### Dataset content
━━━━━━━━

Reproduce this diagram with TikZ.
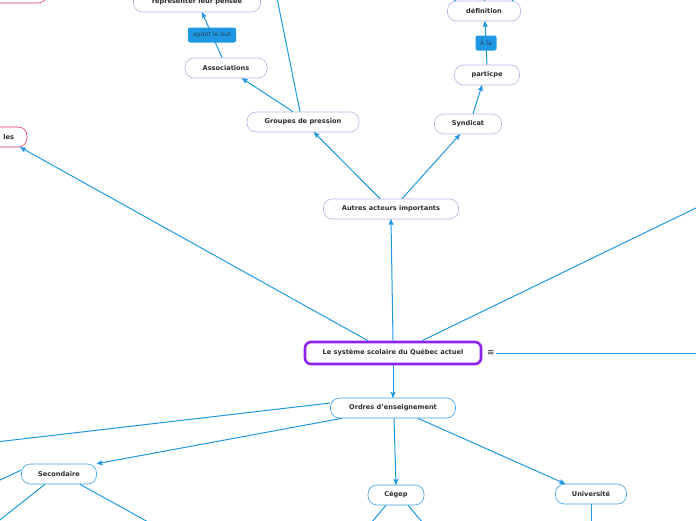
\documentclass[tikz,border=0pt]{standalone}
\usepackage{fontspec}
\setmainfont{DejaVu Sans}
\usetikzlibrary{arrows}
\definecolor{lineblue}{RGB}{30,152,226}
\definecolor{lavender}{RGB}{184,178,226}
\definecolor{boxblue}{RGB}{58,160,226}
\definecolor{hotpink}{RGB}{226,51,107}
\definecolor{violet}{RGB}{142,34,232}
\definecolor{ink}{RGB}{45,45,50}

\begin{document}
\begin{tikzpicture}[x=1pt, y=-1pt,
 topic/.style={draw=lavender, line width=.6pt, rounded corners=9pt, fill=white, minimum height=20pt, inner sep=0pt, text=ink, font=\bfseries\fontsize{6.6}{7}\selectfont},
 order/.style={topic, draw=boxblue},
 tag/.style={fill=lineblue, rounded corners=2pt, minimum height=15pt, inner sep=0pt, text=ink!80!lineblue, font=\fontsize{6.2}{7}\selectfont},
 link/.style={draw=lineblue, line width=1pt},
 arrow/.style={link, ->, >=stealth'}]
\useasboundingbox (0,0) rectangle (696,520);
\clip (0,0) rectangle (696,520);

% main topic
\node[topic, draw=violet, line width=2.6pt, rounded corners=6pt, minimum width=176pt, minimum height=22pt] (main) at (393,353) {Le système scolaire du Québec actuel};
\node[text=ink, font=\fontsize{9}{9}\selectfont, inner sep=1pt] (menu) at (491,353) {≡};
\coordinate (rightend) at (700,353);
\coordinate (upright) at (700,206);

% other actors
\node[topic, minimum width=135pt] (autres) at (391,209) {Autres acteurs importants};
\node[topic, minimum width=112pt] (groupes) at (303,122) {Groupes de pression};
\node[topic, minimum width=82pt] (assoc) at (226,68) {Associations};
\node[topic, minimum width=127pt] (penser) at (197,2) {représenter leur pensée};
\node[topic, minimum width=67pt] (syndicat) at (468,124) {Syndicat};
\node[topic, minimum width=65pt] (particpe) at (487,75) {particpe};
\node[topic, minimum width=73pt] (definition) at (484,11) {définition};
\node[topic, draw=hotpink, minimum width=114pt, text width=104pt, align=right] (ies) at (-30,137) {les\hspace*{8pt}};
\node[topic, draw=hotpink, minimum width=110pt] (toppink) at (-8,-7) {};
\coordinate (grouptop) at (277,-2);
\foreach \x/\n in {436/a,484/b,526/c}
 \coordinate (deftop\n) at (\x,-8);

% orders
\node[order, minimum width=125pt] (ordres) at (393,408) {Ordres d'enseignement};
\node[order, minimum width=75pt] (second) at (59,474) {Secondaire};
\node[order, minimum width=56pt] (cegep) at (396,495) {Cégep};
\node[order, minimum width=71pt] (univ) at (591,494) {Université};
\coordinate (ordleft) at (-4,442);
\coordinate (secleft) at (-4,482);
\coordinate (secdownl) at (-4,523);
\coordinate (secdownr) at (150,523);
\coordinate (cegdownl) at (371,523);
\coordinate (cegdownr) at (423,523);
\coordinate (univdown) at (591,523);

% connectors
\draw[arrow] (main.north) -- (autres.south);
\draw[arrow] ([xshift=-25pt]main.north) -- ([xshift=-7pt]ies.south east);
\draw[link] ([xshift=29pt]main.north) -- (upright);
\draw[link] (menu.east) -- (rightend);
\draw[arrow] (main.south) -- (ordres.north);

\draw[arrow] ([xshift=-11pt]autres.north) -- ([xshift=11pt]groupes.south);
\draw[arrow] ([xshift=11pt]autres.north) -- ([xshift=-8pt]syndicat.south);
\draw[arrow] ([xshift=-10pt]groupes.north) -- ([xshift=16pt]assoc.south);
\draw[link] ([xshift=-3pt]groupes.north) -- (grouptop);
\draw[arrow] ([xshift=-4pt]assoc.north) -- node[tag, minimum width=48pt] (but) {ayant le but} ([xshift=5pt]penser.south);
\draw[arrow] ([xshift=5pt]syndicat.north) -- ([xshift=-5pt]particpe.south);
\draw[arrow] (particpe.north) -- node[tag, minimum width=21pt] (ala) {À la} ([xshift=1pt]definition.south);
\draw[link] ([xshift=-28pt]definition.north) -- (deftopa);
\draw[link] (definition.north) -- (deftopb);
\draw[link] ([xshift=28pt]definition.north) -- (deftopc);

\draw[link] ([yshift=5pt]ordres.west) -- (ordleft);
\draw[arrow] ([xshift=-51pt]ordres.south) -- (second.north east);
\draw[arrow] ([xshift=1pt]ordres.south) -- (cegep.north);
\draw[arrow] ([xshift=25pt]ordres.south) -- ([xshift=-26pt]univ.north);
\draw[link] ([yshift=4pt]second.west) -- (secleft);
\draw[link] ([xshift=-14pt]second.south) -- (secdownl);
\draw[link] ([xshift=21pt]second.south) -- (secdownr);
\draw[link] ([xshift=-10pt]cegep.south) -- (cegdownl);
\draw[link] ([xshift=12pt]cegep.south) -- (cegdownr);
\draw[link] (univ.south) -- (univdown);
\end{tikzpicture}
\end{document}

━━━━━━━━

### Task to carry out
Give the data again exactly as written, with all pictures left out.

### Written answer
Reproduce this diagram with TikZ.
\documentclass[tikz,border=0pt]{standalone}
\usepackage{fontspec}
\setmainfont{DejaVu Sans}
\usetikzlibrary{arrows}
\definecolor{lineblue}{RGB}{30,152,226}
\definecolor{lavender}{RGB}{184,178,226}
\definecolor{boxblue}{RGB}{58,160,226}
\definecolor{hotpink}{RGB}{226,51,107}
\definecolor{violet}{RGB}{142,34,232}
\definecolor{ink}{RGB}{45,45,50}

\begin{document}
\begin{tikzpicture}[x=1pt, y=-1pt,
 topic/.style={draw=lavender, line width=.6pt, rounded corners=9pt, fill=white, minimum height=20pt, inner sep=0pt, text=ink, font=\bfseries\fontsize{6.6}{7}\selectfont},
 order/.style={topic, draw=boxblue},
 tag/.style={fill=lineblue, rounded corners=2pt, minimum height=15pt, inner sep=0pt, text=ink!80!lineblue, font=\fontsize{6.2}{7}\selectfont},
 link/.style={draw=lineblue, line width=1pt},
 arrow/.style={link, ->, >=stealth'}]
\useasboundingbox (0,0) rectangle (696,520);
\clip (0,0) rectangle (696,520);

% main topic
\node[topic, draw=violet, line width=2.6pt, rounded corners=6pt, minimum width=176pt, minimum height=22pt] (main) at (393,353) {Le système scolaire du Québec actuel};
\node[text=ink, font=\fontsize{9}{9}\selectfont, inner sep=1pt] (menu) at (491,353) {≡};
\coordinate (rightend) at (700,353);
\coordinate (upright) at (700,206);

% other actors
\node[topic, minimum width=135pt] (autres) at (391,209) {Autres acteurs importants};
\node[topic, minimum width=112pt] (groupes) at (303,122) {Groupes de pression};
\node[topic, minimum width=82pt] (assoc) at (226,68) {Associations};
\node[topic, minimum width=127pt] (penser) at (197,2) {représenter leur pensée};
\node[topic, minimum width=67pt] (syndicat) at (468,124) {Syndicat};
\node[topic, minimum width=65pt] (particpe) at (487,75) {particpe};
\node[topic, minimum width=73pt] (definition) at (484,11) {définition};
\node[topic, draw=hotpink, minimum width=114pt, text width=104pt, align=right] (ies) at (-30,137) {les\hspace*{8pt}};
\node[topic, draw=hotpink, minimum width=110pt] (toppink) at (-8,-7) {};
\coordinate (grouptop) at (277,-2);
\foreach \x/\n in {436/a,484/b,526/c}
 \coordinate (deftop\n) at (\x,-8);

% orders
\node[order, minimum width=125pt] (ordres) at (393,408) {Ordres d'enseignement};
\node[order, minimum width=75pt] (second) at (59,474) {Secondaire};
\node[order, minimum width=56pt] (cegep) at (396,495) {Cégep};
\node[order, minimum width=71pt] (univ) at (591,494) {Université};
\coordinate (ordleft) at (-4,442);
\coordinate (secleft) at (-4,482);
\coordinate (secdownl) at (-4,523);
\coordinate (secdownr) at (150,523);
\coordinate (cegdownl) at (371,523);
\coordinate (cegdownr) at (423,523);
\coordinate (univdown) at (591,523);

% connectors
\draw[arrow] (main.north) -- (autres.south);
\draw[arrow] ([xshift=-25pt]main.north) -- ([xshift=-7pt]ies.south east);
\draw[link] ([xshift=29pt]main.north) -- (upright);
\draw[link] (menu.east) -- (rightend);
\draw[arrow] (main.south) -- (ordres.north);

\draw[arrow] ([xshift=-11pt]autres.north) -- ([xshift=11pt]groupes.south);
\draw[arrow] ([xshift=11pt]autres.north) -- ([xshift=-8pt]syndicat.south);
\draw[arrow] ([xshift=-10pt]groupes.north) -- ([xshift=16pt]assoc.south);
\draw[link] ([xshift=-3pt]groupes.north) -- (grouptop);
\draw[arrow] ([xshift=-4pt]assoc.north) -- node[tag, minimum width=48pt] (but) {ayant le but} ([xshift=5pt]penser.south);
\draw[arrow] ([xshift=5pt]syndicat.north) -- ([xshift=-5pt]particpe.south);
\draw[arrow] (particpe.north) -- node[tag, minimum width=21pt] (ala) {À la} ([xshift=1pt]definition.south);
\draw[link] ([xshift=-28pt]definition.north) -- (deftopa);
\draw[link] (definition.north) -- (deftopb);
\draw[link] ([xshift=28pt]definition.north) -- (deftopc);

\draw[link] ([yshift=5pt]ordres.west) -- (ordleft);
\draw[arrow] ([xshift=-51pt]ordres.south) -- (second.north east);
\draw[arrow] ([xshift=1pt]ordres.south) -- (cegep.north);
\draw[arrow] ([xshift=25pt]ordres.south) -- ([xshift=-26pt]univ.north);
\draw[link] ([yshift=4pt]second.west) -- (secleft);
\draw[link] ([xshift=-14pt]second.south) -- (secdownl);
\draw[link] ([xshift=21pt]second.south) -- (secdownr);
\draw[link] ([xshift=-10pt]cegep.south) -- (cegdownl);
\draw[link] ([xshift=12pt]cegep.south) -- (cegdownr);
\draw[link] (univ.south) -- (univdown);
\end{tikzpicture}
\end{document}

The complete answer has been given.